DIRECTION = Filter out everything except lines holding "code".

** start GIVEN RECORDS **

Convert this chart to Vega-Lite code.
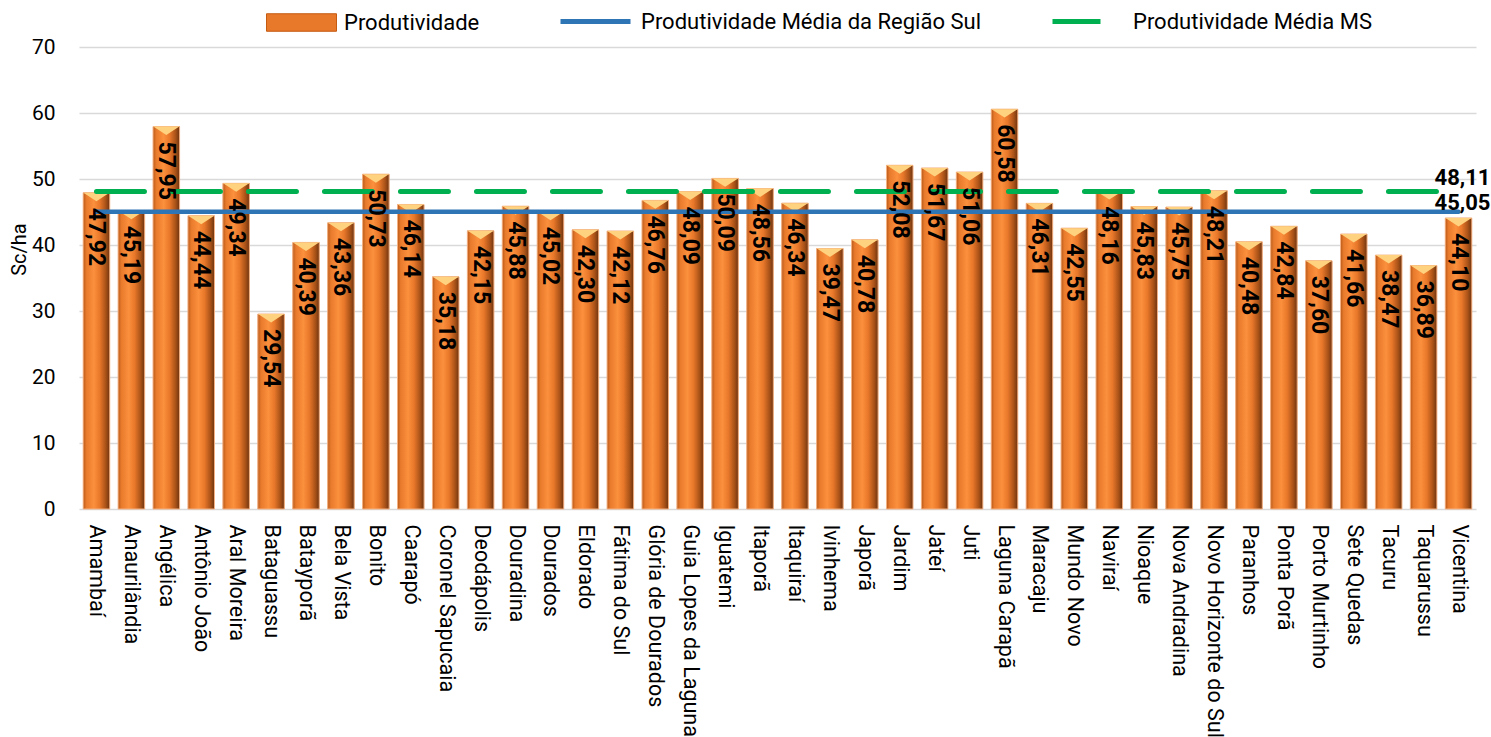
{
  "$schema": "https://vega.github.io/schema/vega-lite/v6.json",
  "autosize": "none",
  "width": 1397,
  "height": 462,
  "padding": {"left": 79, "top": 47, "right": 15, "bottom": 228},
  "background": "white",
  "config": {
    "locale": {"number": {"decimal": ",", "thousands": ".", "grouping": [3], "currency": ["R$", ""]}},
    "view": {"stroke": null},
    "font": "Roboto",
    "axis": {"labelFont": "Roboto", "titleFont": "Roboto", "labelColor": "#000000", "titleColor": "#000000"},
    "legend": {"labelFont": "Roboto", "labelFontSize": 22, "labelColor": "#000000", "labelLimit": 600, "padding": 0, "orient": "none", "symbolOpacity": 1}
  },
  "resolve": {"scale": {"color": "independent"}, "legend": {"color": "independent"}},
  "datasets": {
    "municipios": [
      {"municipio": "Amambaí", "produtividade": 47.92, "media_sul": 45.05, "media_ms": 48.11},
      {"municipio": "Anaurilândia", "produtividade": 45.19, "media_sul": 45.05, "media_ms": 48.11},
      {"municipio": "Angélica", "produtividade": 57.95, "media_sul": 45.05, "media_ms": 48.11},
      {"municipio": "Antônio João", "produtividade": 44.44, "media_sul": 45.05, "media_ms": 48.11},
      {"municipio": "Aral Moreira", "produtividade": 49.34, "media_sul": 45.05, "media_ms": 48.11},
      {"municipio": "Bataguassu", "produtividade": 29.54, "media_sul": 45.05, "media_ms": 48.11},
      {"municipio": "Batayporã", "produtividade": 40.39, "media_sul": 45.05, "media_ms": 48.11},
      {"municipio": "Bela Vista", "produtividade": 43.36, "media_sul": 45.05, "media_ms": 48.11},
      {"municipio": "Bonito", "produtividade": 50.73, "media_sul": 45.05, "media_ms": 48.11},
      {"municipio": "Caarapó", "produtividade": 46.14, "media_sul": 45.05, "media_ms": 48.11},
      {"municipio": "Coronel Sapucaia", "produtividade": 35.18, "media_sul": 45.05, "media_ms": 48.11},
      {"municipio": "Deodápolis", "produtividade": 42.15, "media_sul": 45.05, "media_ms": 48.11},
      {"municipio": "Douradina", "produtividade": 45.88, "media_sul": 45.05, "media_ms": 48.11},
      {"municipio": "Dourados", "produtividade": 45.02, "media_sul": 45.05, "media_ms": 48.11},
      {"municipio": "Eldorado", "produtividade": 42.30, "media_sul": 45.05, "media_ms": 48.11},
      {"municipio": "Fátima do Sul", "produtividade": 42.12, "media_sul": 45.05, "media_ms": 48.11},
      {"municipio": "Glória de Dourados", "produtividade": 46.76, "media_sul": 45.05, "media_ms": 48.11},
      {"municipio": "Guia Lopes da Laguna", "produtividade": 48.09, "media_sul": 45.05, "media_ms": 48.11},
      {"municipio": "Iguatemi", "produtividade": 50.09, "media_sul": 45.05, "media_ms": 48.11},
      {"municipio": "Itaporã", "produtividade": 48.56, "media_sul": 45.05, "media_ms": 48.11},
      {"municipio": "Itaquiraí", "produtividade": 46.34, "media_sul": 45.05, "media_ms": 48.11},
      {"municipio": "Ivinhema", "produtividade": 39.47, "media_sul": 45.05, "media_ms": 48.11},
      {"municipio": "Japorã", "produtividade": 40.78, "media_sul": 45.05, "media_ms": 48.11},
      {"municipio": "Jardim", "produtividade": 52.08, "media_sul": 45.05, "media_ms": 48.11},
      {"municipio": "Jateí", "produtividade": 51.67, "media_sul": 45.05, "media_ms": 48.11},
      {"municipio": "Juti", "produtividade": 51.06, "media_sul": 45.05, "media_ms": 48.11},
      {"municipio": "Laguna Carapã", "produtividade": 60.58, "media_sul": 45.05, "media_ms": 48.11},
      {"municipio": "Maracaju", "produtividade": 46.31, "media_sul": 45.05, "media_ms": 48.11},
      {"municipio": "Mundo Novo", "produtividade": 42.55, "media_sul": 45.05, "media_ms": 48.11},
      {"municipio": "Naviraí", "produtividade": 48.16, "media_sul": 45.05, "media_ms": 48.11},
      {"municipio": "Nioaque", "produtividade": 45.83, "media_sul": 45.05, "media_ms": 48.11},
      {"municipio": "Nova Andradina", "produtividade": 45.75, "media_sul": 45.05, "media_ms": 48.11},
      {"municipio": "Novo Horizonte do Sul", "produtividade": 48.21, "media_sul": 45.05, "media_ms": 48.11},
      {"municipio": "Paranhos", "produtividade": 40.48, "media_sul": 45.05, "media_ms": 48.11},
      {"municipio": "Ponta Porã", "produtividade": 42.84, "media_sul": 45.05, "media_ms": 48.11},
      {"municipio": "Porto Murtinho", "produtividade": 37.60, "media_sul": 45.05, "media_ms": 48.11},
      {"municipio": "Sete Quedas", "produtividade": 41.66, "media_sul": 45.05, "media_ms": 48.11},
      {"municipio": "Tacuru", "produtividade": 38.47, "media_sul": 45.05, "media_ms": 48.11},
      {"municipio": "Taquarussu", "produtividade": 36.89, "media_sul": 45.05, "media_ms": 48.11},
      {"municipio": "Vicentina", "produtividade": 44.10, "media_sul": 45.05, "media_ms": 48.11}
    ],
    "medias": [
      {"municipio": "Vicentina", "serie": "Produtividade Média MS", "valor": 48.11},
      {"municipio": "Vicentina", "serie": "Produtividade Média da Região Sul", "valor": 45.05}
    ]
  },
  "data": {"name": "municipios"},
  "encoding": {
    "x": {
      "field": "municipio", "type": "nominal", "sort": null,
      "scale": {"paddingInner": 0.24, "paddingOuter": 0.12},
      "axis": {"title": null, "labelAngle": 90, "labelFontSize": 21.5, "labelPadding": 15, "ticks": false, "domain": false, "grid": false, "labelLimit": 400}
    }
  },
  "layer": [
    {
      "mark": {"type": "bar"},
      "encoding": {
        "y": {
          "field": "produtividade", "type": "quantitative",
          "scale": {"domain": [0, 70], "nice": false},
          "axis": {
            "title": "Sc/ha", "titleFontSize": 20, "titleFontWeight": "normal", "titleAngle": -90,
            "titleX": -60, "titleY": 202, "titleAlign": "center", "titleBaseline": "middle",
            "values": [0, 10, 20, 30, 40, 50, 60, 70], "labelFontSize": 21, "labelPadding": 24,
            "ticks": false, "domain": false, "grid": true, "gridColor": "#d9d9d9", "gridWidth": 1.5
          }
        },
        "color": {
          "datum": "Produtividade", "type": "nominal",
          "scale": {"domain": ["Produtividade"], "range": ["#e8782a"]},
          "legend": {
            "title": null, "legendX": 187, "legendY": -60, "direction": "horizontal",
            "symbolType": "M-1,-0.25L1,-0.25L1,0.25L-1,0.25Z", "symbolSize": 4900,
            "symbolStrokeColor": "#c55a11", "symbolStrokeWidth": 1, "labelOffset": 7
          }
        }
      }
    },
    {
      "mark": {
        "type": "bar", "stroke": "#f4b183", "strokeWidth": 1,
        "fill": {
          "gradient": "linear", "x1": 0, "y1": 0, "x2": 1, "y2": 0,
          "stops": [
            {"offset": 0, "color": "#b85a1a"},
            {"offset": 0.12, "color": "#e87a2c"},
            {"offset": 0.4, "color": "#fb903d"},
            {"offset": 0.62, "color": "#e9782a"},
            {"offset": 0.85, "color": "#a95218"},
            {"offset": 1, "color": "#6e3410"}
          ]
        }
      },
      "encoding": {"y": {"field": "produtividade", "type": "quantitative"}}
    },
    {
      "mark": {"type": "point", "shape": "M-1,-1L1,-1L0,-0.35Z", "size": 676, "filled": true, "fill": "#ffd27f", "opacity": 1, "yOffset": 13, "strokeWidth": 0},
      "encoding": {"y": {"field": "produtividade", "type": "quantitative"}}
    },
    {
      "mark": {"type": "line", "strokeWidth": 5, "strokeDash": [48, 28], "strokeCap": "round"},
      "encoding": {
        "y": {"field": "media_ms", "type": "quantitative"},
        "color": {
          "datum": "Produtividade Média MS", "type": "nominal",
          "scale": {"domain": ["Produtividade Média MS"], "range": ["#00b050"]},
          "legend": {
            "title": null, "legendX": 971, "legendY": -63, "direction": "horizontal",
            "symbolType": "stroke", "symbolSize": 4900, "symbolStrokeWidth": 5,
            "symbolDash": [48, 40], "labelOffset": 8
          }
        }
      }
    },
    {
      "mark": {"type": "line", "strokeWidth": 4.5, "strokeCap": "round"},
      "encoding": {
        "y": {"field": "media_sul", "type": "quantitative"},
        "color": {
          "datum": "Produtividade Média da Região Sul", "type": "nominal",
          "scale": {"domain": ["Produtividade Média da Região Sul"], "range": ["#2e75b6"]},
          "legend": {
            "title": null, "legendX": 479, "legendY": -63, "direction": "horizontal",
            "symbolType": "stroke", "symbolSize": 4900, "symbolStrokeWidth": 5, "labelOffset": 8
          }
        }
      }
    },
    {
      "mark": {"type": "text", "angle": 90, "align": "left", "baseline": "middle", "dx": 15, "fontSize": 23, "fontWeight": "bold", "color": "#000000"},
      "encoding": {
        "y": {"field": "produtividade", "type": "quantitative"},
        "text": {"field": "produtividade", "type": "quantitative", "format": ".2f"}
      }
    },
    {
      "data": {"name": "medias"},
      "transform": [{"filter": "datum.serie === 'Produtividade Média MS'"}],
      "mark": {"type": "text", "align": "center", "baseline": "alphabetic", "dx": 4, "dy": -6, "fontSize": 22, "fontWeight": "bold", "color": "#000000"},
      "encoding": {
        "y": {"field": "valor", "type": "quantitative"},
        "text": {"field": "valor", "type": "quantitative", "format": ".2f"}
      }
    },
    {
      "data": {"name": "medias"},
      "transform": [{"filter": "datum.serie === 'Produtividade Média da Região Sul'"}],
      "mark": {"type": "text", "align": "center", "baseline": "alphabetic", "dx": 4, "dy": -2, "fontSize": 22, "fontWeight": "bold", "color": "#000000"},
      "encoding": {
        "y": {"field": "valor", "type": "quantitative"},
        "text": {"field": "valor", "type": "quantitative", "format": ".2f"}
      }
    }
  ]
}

** end GIVEN RECORDS **
** start GIVEN RECORDS **

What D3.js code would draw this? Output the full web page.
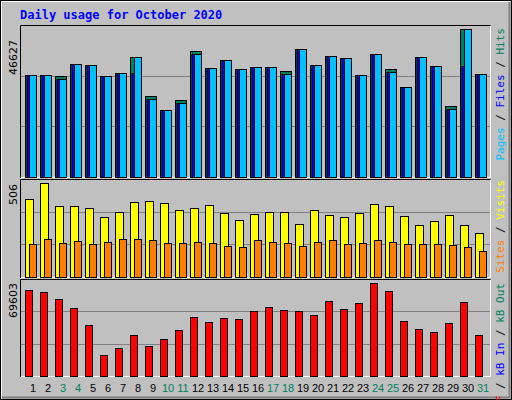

** end GIVEN RECORDS **

CORRECT RESULT =
Convert this chart to Vega-Lite code.
What D3.js code would draw this? Output the full web page.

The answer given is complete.